SEC Official Lashes Out at Defenders of Teen Stock Manipulator
New York, Oct. 25 (Bloomberg) -- The Securities and Exchange Commission's enforcement chief defended the agency's action last month against teen stock manipulator Jonathan Lebed and said a ``60 Minutes'' segment unfortunately has given the teen ``cult status.''
Richard Walker, the SEC's enforcement director, said the 16- year old's actions involved market manipulation ``plain and simple.
``In an internet world, the time it takes to manipulate a security has shrunk from days to minutes,'' Walker said in a luncheon address at The Bond Market Association's Legal and Compliance Conference. ``A single mass e-mail, or 'spam,' sent by the click of a mouse can more easily and cheaply reach investors than hundreds of cold calls from an old-fashioned boiler room.''
Yet, the effect in both cases is the same, and the prohibitions against manipulation apply equally, Walker said.
``This is a message that Lebed, who appeared on `60 Minutes' last Sunday, his parents, his lawyer, and various members of the media appear not to understand,'' Walker said.
It's a message worth repeating to people who are asking whether the fundamental curb against market manipulation applies to the Internet, he said. ``Trust me, it does,'' Walker said.
Posted Messages
Lebed purchased large blocks of thinly traded microcap stocks, often accompanying these trades with limit orders to sell, the SEC said. He then posted hundreds of identical messages, commonly known as spam, to Yahoo! Inc. finance message boards using multiple screen names, the SEC said.
``Lebed conceded on national television that he was manipulating stocks,'' Walker said, referring to the CBS ``60 Minutes'' segment. ``It's not very often that we find stronger proof of manipulative purpose. Nothing beats admission,'' he said, drawing laughter from the crowd.
Yet, for some reason, perhaps because his conduct took place over the Internet, even ``prominent financial newspapers'' have had difficulty understanding that this case involves market manipulation, Walker said.
Walker said some in the press and others have gotten ``side- tracked'' and tried to defend Lebed's conduct. They did so by ``demonizing'' Wall Street, suggesting that what Lebed did is no different than what Wall Street analysts do daily.
Any analyst who ``manipulates a security, misleads investors through a widespread Internet posting under multiple names, makes unsubstantiated price predictions, or scalps a recommendation by selling when the analyst is telling others to buy, has a serious problem,'' Walker said.
Family Reaction
To suggest that these are standard brokerage house procedures is ``sophomoric,'' Walker said.
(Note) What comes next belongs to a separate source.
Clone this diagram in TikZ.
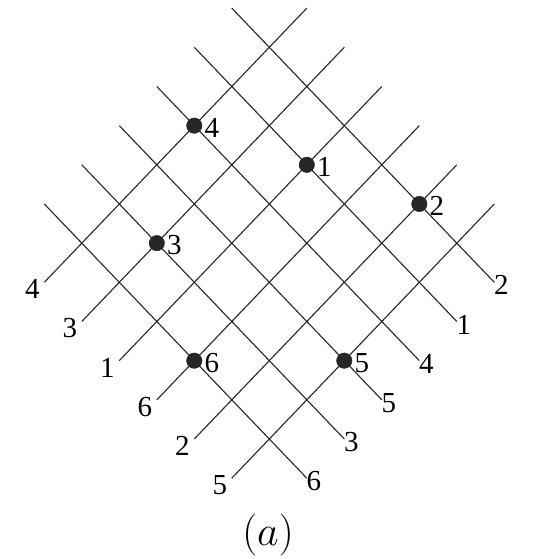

Most disturbing is the reaction from the Lebed family and others who treat Jonathan as a ``cult hero,'' Walker said. ``Both Lebed Jr. and Sr. have said: `What's the problem? There were no victims,' '' Walker said.
Perhaps the Lebed's should have used some of Jonathan's profits to buy a dictionary rather than a Mercedes, Walker said. The car, which Jonathan bought his parents with Internet trading profits not targeted by the SEC, appeared in the ``60 Minutes'' piece. ``Just because you can't always see them doesn't mean victims don't exist,'' Walker said. ``Those who unwittingly bought at an inflated price, only to be burned when the stock collapsed, meet any dictionary definition of victim.''
Lebed's father, during the CBS broadcast, distinguished his son's securities violations from smoking pot in the garage or stealing hubcaps, Walker said. ``A hubcap is probably worth about 20 bucks, and smoking doesn't hurt innocent bystanders,'' Walker said. ``Securities manipulation, by contrast deprives people of hard-earned dollars needed for retirement, education, and the like.''
Jonathan told ``60 minutes'' that although he manipulated stocks, ``I wasn't doing anything wrong ... I wasn't posting any kind of false information.''
In September, Lebed, then 15, agreed to pay the federal government $285,000, which included his alleged illegal profits from 11 trades plus interest, to settle the SEC suit. He neither admitted nor denied wrongdoing.
The SEC originally tried to allege that Lebed made 27 illegal trades but narrowed its focus to 11 trades in the case the agency filed, according to his lawyer, Kevin Marino of Newark, New Jersey.